**Your goal**
Extract the lines of the material below, beginning with the first and ending with the line that holds "const boxInsetR = [-7, -5, 4];". Skip every picture.

* Begin Available records *

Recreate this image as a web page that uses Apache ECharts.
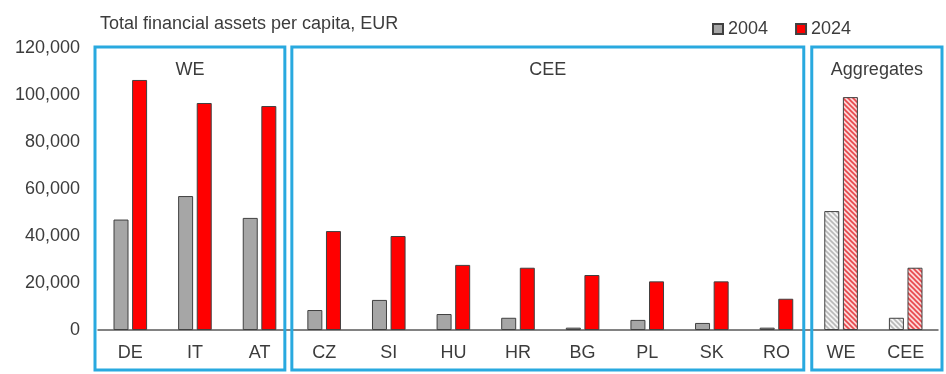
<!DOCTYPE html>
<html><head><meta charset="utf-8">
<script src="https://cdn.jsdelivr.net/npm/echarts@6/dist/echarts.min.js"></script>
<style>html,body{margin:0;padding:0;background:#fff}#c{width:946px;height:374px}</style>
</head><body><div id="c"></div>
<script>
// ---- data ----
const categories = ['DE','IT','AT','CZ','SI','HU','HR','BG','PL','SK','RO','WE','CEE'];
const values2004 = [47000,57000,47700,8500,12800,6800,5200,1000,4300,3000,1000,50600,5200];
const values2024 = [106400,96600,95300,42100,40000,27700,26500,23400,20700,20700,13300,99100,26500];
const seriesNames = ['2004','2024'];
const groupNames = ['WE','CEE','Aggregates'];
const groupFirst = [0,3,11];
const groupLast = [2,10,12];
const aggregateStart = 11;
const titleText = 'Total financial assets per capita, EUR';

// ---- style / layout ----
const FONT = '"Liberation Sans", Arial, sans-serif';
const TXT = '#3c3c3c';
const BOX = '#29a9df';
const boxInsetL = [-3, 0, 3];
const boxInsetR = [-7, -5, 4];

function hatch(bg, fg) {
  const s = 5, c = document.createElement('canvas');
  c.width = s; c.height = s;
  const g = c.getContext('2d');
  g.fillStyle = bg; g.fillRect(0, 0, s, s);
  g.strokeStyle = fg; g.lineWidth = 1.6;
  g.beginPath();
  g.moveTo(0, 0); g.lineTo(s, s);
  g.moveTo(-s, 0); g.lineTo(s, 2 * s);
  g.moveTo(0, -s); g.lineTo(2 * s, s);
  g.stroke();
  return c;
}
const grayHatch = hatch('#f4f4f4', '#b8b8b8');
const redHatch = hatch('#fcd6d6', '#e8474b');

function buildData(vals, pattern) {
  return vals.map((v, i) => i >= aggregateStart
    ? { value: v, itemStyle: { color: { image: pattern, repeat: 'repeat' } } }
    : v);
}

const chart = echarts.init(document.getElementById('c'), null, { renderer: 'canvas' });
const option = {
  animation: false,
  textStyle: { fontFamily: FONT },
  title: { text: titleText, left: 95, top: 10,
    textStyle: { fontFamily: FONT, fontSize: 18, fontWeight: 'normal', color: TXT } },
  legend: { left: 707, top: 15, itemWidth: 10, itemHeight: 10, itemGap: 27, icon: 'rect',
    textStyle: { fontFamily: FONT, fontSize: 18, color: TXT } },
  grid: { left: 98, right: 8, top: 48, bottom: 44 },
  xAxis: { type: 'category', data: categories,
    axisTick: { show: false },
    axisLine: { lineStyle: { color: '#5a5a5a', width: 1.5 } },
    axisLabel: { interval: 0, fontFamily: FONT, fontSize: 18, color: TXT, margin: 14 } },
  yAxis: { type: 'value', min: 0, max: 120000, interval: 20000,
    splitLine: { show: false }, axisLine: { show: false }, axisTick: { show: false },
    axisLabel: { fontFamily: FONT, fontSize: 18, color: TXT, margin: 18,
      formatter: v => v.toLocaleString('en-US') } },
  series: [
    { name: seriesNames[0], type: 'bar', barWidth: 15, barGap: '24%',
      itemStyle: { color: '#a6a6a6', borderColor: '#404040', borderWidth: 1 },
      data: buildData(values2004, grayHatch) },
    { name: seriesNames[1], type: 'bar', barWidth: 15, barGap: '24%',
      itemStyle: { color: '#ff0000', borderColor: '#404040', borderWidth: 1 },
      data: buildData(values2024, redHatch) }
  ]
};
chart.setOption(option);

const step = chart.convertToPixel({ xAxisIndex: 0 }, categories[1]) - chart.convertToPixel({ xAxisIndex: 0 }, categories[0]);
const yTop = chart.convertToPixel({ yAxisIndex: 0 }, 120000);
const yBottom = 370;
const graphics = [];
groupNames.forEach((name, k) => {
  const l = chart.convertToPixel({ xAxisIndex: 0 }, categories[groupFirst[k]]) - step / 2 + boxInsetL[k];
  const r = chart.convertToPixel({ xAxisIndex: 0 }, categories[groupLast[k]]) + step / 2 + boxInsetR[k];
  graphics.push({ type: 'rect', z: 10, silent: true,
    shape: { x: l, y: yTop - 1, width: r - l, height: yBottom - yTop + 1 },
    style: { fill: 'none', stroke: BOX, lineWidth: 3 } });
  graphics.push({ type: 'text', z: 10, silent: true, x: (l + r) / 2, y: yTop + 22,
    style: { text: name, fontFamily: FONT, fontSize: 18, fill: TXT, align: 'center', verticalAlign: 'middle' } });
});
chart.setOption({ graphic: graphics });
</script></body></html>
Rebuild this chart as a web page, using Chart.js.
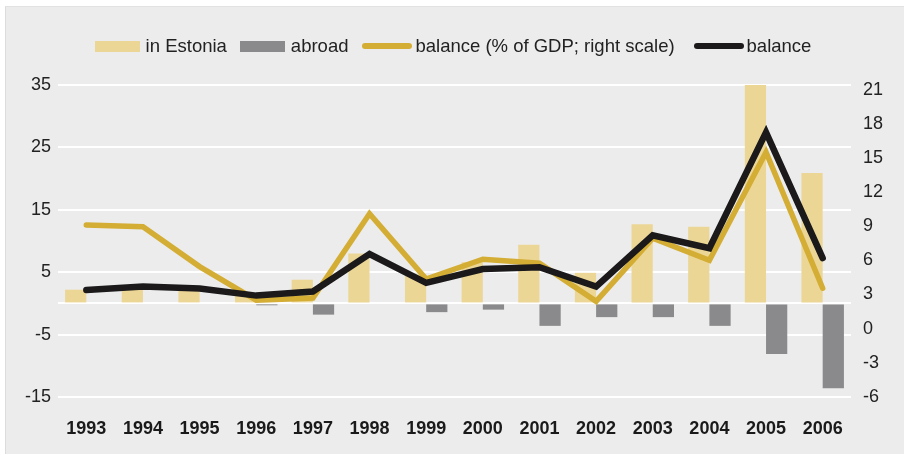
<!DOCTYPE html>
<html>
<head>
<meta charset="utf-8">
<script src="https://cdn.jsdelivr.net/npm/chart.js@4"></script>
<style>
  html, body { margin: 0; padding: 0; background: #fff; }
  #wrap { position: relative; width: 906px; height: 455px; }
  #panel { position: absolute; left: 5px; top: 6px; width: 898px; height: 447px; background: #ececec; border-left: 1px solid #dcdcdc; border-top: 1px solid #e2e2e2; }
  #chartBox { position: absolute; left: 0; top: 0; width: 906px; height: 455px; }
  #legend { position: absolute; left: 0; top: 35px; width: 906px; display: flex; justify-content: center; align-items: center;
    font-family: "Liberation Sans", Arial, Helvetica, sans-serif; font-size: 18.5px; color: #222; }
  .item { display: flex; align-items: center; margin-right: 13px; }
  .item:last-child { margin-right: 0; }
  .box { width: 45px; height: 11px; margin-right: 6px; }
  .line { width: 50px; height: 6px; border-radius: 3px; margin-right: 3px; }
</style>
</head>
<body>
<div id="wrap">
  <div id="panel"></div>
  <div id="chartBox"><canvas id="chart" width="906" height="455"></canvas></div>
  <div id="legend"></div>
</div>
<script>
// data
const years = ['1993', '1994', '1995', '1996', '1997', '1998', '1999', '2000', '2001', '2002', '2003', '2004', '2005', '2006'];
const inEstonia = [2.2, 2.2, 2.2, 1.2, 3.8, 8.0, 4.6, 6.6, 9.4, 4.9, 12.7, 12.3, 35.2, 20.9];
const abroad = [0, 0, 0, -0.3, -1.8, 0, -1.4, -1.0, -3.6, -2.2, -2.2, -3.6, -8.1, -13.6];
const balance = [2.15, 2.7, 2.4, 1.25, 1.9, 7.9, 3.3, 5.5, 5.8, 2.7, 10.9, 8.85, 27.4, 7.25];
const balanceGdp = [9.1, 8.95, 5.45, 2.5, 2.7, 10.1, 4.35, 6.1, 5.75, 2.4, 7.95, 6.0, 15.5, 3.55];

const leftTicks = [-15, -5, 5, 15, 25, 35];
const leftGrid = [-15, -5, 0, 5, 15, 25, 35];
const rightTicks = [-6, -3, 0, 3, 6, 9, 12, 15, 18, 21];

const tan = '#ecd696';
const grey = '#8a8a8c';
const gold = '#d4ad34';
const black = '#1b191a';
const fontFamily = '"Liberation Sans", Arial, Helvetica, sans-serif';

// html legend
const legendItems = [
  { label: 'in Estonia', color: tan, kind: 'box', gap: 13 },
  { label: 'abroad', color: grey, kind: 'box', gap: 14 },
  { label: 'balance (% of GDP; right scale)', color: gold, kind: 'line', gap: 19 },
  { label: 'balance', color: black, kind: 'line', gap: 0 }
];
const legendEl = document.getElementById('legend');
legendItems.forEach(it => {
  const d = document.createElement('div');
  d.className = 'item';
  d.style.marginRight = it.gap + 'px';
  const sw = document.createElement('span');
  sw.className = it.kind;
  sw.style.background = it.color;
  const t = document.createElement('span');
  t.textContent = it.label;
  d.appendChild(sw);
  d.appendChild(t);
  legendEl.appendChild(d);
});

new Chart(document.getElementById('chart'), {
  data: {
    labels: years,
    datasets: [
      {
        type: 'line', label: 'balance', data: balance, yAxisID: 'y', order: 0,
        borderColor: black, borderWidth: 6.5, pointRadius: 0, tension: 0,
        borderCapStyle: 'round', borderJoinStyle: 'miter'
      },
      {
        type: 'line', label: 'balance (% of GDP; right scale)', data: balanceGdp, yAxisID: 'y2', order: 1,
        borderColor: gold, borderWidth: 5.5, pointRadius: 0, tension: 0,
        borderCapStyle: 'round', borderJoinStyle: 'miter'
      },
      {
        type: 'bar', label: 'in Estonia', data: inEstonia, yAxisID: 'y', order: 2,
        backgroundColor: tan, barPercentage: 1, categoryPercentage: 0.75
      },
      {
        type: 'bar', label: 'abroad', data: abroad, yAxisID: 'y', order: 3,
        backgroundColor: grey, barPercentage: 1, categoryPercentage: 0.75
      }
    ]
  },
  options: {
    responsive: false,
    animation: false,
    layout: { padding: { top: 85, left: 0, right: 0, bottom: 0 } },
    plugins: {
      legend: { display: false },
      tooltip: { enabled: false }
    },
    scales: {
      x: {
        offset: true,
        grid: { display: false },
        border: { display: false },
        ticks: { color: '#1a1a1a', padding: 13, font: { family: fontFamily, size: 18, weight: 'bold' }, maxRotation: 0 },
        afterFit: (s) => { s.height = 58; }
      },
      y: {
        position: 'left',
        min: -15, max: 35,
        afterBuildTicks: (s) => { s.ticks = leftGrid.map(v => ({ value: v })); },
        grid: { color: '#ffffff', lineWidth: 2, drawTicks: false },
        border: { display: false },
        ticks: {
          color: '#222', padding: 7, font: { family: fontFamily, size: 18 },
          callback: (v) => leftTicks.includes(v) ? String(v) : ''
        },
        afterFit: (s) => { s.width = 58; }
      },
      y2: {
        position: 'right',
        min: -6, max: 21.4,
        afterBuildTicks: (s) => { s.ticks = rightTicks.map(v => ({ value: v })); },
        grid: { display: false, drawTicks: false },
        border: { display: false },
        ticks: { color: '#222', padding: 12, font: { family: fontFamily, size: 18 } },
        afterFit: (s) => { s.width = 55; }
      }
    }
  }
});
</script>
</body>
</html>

* End Available records *

**Reply**
Recreate this image as a web page that uses Apache ECharts.
<!DOCTYPE html>
<html><head><meta charset="utf-8">
<script src="https://cdn.jsdelivr.net/npm/echarts@6/dist/echarts.min.js"></script>
<style>html,body{margin:0;padding:0;background:#fff}#c{width:946px;height:374px}</style>
</head><body><div id="c"></div>
<script>
// ---- data ----
const categories = ['DE','IT','AT','CZ','SI','HU','HR','BG','PL','SK','RO','WE','CEE'];
const values2004 = [47000,57000,47700,8500,12800,6800,5200,1000,4300,3000,1000,50600,5200];
const values2024 = [106400,96600,95300,42100,40000,27700,26500,23400,20700,20700,13300,99100,26500];
const seriesNames = ['2004','2024'];
const groupNames = ['WE','CEE','Aggregates'];
const groupFirst = [0,3,11];
const groupLast = [2,10,12];
const aggregateStart = 11;
const titleText = 'Total financial assets per capita, EUR';

// ---- style / layout ----
const FONT = '"Liberation Sans", Arial, sans-serif';
const TXT = '#3c3c3c';
const BOX = '#29a9df';
const boxInsetL = [-3, 0, 3];
const boxInsetR = [-7, -5, 4];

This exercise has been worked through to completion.